REQUIRED WORK -> Assemble all lines in which the string "this" appears.

Rows from a dataset of charts and code:
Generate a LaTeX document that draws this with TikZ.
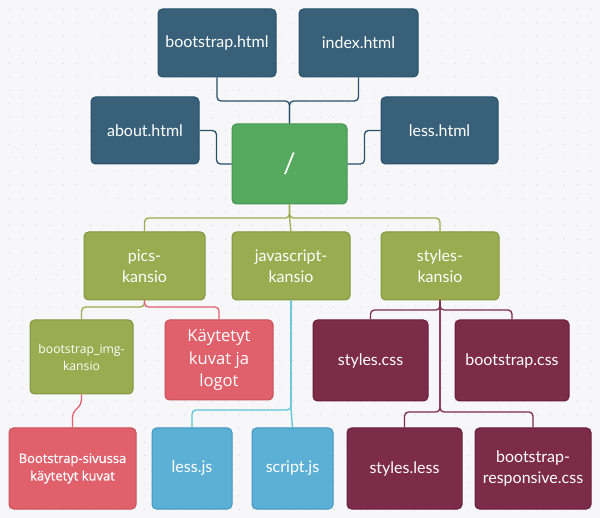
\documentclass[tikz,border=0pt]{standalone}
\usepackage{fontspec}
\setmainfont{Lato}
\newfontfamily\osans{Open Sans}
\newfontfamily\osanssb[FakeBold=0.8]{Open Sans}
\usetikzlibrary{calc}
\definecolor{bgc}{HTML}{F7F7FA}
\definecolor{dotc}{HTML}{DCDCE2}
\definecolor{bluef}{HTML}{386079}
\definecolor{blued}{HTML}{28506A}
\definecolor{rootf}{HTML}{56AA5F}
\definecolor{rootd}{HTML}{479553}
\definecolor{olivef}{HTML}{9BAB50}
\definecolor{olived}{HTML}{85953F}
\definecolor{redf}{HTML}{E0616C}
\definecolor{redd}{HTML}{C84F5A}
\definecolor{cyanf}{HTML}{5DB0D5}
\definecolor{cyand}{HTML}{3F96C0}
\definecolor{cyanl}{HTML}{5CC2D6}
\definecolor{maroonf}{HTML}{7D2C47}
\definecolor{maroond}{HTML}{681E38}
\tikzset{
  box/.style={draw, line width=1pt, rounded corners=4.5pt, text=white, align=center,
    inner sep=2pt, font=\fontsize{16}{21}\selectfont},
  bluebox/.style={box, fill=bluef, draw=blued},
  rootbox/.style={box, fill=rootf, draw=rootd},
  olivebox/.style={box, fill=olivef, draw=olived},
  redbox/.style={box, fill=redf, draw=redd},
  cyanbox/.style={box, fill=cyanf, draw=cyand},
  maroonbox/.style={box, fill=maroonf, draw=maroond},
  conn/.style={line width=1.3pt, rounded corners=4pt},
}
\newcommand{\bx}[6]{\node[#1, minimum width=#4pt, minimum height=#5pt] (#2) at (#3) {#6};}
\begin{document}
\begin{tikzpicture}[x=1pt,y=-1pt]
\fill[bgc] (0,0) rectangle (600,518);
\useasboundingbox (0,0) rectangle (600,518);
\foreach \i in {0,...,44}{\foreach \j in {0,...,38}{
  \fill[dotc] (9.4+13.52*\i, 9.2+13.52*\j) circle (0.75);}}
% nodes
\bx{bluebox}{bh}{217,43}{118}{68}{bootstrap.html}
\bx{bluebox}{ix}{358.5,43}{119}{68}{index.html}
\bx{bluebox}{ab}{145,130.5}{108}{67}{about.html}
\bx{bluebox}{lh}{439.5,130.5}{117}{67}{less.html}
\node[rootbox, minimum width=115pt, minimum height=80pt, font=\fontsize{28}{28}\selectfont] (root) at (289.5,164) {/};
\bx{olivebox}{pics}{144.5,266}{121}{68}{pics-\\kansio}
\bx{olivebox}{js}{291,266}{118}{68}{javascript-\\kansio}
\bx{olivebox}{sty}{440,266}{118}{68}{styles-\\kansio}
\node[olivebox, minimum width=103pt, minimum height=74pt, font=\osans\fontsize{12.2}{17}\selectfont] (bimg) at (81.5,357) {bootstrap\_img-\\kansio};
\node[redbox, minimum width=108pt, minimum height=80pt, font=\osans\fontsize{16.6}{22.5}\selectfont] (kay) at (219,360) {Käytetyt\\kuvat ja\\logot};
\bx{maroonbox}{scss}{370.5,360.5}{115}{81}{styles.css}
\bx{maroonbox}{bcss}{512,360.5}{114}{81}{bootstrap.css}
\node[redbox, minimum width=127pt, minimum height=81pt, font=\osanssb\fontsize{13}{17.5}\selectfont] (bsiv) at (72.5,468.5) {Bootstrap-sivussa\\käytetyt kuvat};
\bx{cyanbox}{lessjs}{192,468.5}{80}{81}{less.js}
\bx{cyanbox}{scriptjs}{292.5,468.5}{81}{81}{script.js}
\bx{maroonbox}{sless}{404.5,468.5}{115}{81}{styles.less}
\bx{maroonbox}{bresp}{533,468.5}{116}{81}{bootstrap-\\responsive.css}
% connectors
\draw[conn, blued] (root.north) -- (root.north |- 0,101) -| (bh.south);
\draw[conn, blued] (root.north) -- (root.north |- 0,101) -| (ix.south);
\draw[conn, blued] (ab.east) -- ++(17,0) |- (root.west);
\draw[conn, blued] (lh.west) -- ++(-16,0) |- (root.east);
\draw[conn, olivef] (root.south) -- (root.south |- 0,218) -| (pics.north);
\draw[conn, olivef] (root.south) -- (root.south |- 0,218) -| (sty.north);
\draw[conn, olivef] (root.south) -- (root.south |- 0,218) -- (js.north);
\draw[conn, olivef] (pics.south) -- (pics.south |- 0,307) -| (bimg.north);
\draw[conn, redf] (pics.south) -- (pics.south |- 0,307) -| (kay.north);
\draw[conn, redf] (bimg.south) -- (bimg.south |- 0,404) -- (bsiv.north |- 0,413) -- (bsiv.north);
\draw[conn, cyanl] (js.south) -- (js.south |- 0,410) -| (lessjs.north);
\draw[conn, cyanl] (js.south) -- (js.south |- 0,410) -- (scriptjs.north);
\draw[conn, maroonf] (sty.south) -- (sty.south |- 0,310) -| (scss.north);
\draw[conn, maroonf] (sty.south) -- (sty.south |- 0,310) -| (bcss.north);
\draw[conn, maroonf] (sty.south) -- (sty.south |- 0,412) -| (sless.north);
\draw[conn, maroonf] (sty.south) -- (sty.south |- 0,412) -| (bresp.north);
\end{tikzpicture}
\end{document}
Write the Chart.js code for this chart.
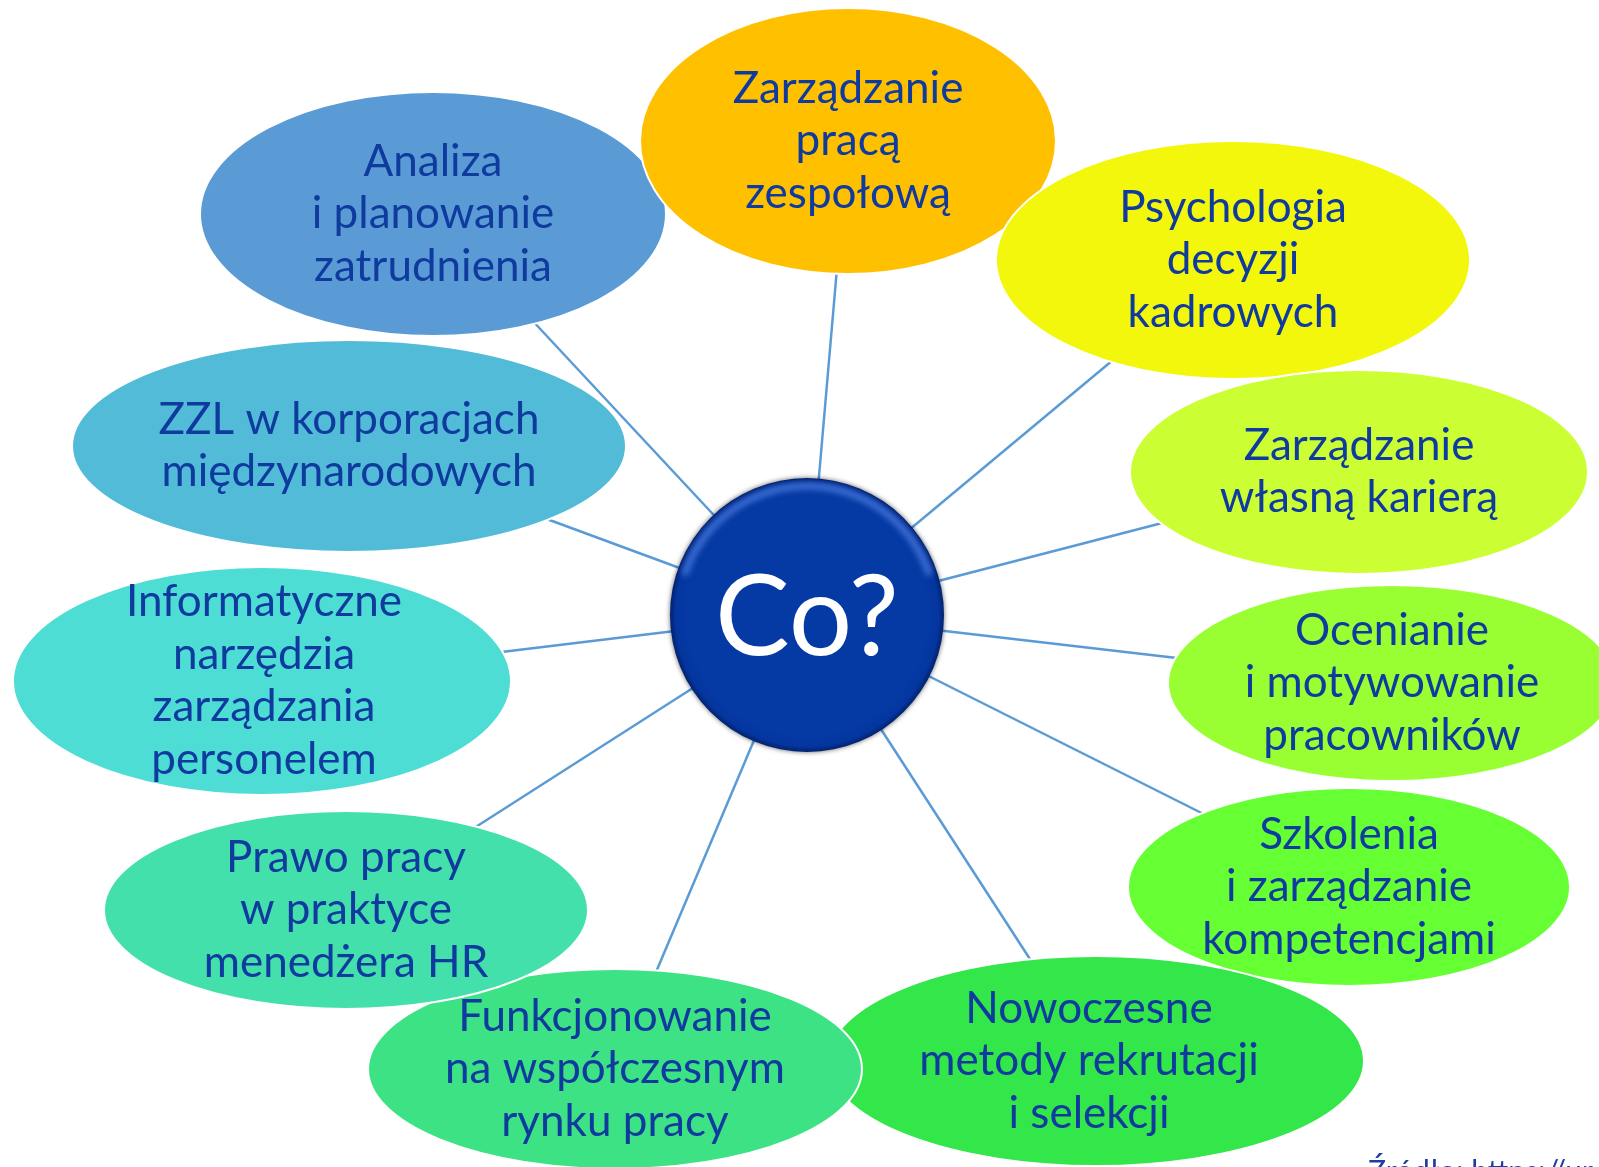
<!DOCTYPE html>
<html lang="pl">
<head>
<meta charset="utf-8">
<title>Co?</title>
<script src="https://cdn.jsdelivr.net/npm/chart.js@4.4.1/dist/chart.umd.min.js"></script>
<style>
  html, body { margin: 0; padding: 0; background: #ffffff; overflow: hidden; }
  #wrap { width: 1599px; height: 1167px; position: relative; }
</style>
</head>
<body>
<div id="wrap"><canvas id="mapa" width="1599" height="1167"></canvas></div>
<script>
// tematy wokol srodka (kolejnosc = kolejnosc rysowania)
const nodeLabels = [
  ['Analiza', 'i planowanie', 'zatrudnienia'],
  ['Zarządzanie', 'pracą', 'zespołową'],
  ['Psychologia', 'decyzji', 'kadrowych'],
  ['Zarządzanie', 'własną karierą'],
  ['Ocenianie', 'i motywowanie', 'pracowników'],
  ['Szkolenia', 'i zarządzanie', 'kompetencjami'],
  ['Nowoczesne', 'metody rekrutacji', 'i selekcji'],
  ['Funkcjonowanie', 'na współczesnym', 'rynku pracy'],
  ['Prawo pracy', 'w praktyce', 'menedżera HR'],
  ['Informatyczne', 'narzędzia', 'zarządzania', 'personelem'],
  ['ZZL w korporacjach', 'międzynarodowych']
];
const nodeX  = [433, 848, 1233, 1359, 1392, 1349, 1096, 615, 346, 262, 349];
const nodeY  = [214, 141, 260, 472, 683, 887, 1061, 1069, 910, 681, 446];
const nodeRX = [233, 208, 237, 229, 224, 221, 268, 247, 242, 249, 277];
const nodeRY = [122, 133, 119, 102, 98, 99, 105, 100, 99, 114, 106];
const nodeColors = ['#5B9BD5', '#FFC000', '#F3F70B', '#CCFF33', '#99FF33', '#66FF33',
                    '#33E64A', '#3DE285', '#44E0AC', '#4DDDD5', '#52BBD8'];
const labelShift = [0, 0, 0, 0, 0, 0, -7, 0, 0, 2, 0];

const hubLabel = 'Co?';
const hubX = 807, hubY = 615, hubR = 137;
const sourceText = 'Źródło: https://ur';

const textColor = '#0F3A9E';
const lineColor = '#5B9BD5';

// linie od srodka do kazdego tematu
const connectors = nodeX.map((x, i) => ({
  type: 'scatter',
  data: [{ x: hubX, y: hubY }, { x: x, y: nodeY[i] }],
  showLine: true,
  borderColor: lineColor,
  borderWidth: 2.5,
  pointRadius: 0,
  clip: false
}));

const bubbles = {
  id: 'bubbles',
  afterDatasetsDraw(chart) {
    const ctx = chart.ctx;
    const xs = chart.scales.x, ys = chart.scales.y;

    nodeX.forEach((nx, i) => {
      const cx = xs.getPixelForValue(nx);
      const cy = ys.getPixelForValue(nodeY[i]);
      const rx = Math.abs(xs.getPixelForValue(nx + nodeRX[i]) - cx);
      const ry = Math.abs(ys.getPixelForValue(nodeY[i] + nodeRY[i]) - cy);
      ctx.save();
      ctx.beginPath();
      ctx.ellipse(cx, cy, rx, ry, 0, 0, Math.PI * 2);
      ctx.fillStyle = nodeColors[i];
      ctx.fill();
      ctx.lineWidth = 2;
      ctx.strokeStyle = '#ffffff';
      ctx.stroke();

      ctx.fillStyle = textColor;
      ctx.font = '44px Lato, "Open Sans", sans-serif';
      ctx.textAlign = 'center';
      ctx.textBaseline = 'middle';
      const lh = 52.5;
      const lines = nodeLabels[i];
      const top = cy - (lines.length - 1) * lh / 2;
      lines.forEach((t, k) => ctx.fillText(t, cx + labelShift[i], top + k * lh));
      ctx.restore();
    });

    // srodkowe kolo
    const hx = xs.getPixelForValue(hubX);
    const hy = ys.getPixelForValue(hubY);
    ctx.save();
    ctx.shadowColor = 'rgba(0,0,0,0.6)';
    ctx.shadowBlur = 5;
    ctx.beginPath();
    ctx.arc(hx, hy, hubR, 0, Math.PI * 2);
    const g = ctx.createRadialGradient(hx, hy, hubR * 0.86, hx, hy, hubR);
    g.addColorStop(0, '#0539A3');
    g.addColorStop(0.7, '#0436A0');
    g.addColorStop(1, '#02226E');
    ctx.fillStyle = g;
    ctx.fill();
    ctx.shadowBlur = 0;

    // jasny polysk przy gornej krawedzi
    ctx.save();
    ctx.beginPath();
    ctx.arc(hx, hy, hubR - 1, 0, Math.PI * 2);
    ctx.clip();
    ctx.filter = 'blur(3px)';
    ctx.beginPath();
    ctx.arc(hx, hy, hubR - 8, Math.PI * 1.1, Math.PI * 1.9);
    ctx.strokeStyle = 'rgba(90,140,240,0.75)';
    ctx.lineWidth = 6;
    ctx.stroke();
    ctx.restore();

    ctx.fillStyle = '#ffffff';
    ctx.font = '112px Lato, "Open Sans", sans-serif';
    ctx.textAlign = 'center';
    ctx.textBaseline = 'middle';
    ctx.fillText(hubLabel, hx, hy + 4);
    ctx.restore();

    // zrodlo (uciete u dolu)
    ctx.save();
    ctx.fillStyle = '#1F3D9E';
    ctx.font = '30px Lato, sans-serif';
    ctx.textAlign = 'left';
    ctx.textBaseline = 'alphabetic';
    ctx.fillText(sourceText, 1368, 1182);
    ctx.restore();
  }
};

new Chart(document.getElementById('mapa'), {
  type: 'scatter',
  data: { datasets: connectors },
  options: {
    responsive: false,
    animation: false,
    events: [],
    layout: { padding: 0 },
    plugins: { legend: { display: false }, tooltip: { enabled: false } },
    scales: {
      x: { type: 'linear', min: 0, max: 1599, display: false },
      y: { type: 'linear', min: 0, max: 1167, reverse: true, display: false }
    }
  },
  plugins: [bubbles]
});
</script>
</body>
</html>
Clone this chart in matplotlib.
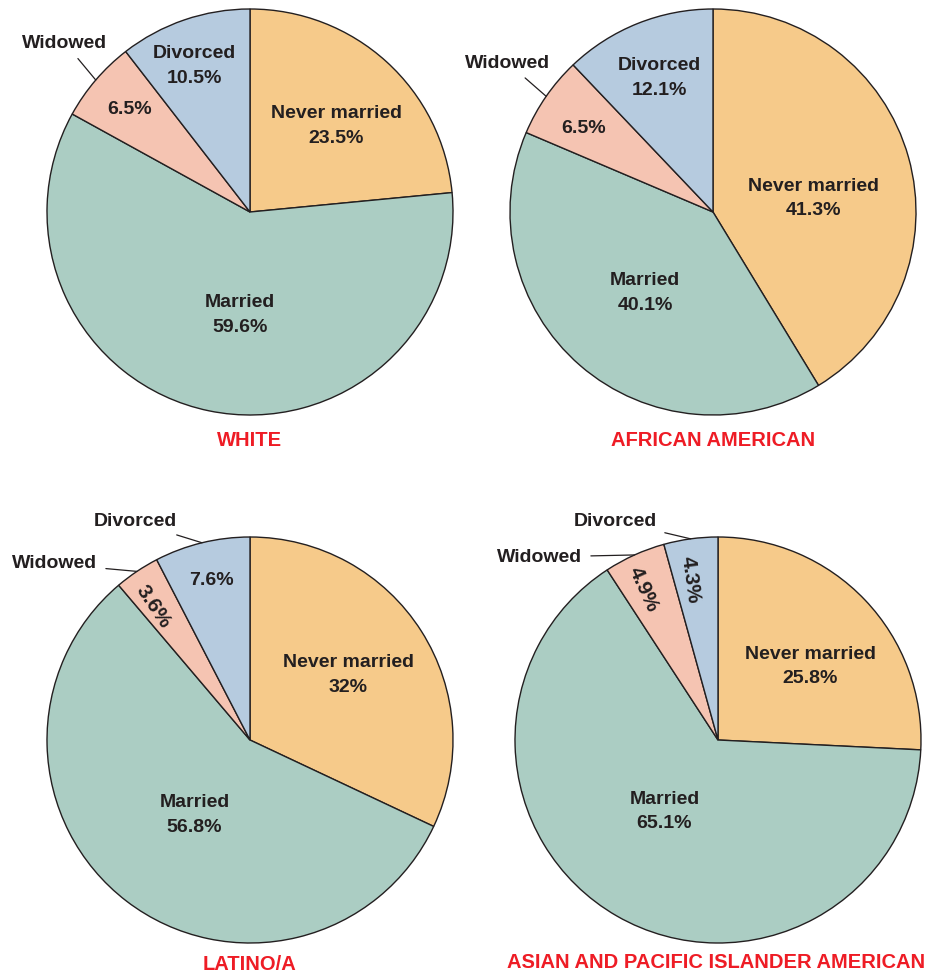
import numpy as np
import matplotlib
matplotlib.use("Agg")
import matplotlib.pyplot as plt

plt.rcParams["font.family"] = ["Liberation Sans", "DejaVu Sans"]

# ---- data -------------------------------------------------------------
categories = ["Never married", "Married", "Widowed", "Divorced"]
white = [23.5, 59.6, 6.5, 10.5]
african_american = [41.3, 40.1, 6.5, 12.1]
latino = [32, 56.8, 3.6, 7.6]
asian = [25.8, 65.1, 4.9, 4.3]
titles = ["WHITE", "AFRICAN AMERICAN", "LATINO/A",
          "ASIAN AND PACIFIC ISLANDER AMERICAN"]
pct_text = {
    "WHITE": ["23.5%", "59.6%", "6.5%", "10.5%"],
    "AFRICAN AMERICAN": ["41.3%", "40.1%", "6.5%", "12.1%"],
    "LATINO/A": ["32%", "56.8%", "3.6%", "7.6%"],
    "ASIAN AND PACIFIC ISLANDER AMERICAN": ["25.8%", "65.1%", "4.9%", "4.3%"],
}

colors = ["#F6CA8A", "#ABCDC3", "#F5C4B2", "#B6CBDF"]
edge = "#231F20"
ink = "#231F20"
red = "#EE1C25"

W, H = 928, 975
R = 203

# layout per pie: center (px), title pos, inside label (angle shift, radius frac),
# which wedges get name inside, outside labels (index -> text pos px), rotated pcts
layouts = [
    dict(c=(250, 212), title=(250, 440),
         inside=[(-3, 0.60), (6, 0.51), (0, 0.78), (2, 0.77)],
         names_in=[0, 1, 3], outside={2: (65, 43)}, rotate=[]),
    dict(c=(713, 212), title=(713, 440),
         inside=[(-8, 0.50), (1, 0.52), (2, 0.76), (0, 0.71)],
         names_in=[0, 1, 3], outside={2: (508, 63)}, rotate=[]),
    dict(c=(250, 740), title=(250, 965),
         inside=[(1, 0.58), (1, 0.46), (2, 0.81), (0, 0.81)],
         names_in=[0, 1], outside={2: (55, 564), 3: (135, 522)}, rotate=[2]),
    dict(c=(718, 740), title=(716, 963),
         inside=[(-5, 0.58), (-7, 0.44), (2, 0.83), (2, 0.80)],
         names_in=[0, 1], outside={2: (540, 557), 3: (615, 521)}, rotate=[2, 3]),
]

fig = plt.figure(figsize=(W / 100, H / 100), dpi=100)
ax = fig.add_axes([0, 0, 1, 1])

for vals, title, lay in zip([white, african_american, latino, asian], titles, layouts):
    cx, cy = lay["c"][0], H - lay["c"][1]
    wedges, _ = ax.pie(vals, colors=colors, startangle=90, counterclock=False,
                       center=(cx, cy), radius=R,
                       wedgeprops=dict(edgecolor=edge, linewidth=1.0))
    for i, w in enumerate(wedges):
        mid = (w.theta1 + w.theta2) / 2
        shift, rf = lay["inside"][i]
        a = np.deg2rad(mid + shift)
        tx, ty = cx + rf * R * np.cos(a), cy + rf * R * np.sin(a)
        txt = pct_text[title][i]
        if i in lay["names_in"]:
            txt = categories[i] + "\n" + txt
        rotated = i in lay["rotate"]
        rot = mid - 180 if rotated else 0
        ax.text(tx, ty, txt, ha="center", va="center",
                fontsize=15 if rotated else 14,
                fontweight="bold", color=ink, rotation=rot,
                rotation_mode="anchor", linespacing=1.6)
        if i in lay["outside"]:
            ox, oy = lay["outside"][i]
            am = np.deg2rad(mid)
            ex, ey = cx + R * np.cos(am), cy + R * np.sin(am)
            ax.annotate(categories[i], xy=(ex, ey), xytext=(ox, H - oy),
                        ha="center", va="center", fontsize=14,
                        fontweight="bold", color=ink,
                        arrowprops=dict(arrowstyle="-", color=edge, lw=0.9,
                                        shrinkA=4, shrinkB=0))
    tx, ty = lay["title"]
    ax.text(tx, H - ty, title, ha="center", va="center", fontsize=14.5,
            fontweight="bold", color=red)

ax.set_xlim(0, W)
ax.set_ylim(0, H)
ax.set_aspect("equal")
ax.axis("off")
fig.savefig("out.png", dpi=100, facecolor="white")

RESPONSE BELOW ->
Generate a LaTeX document that draws this with TikZ.
Write the Chart.js code for this chart.
Clone this chart in matplotlib.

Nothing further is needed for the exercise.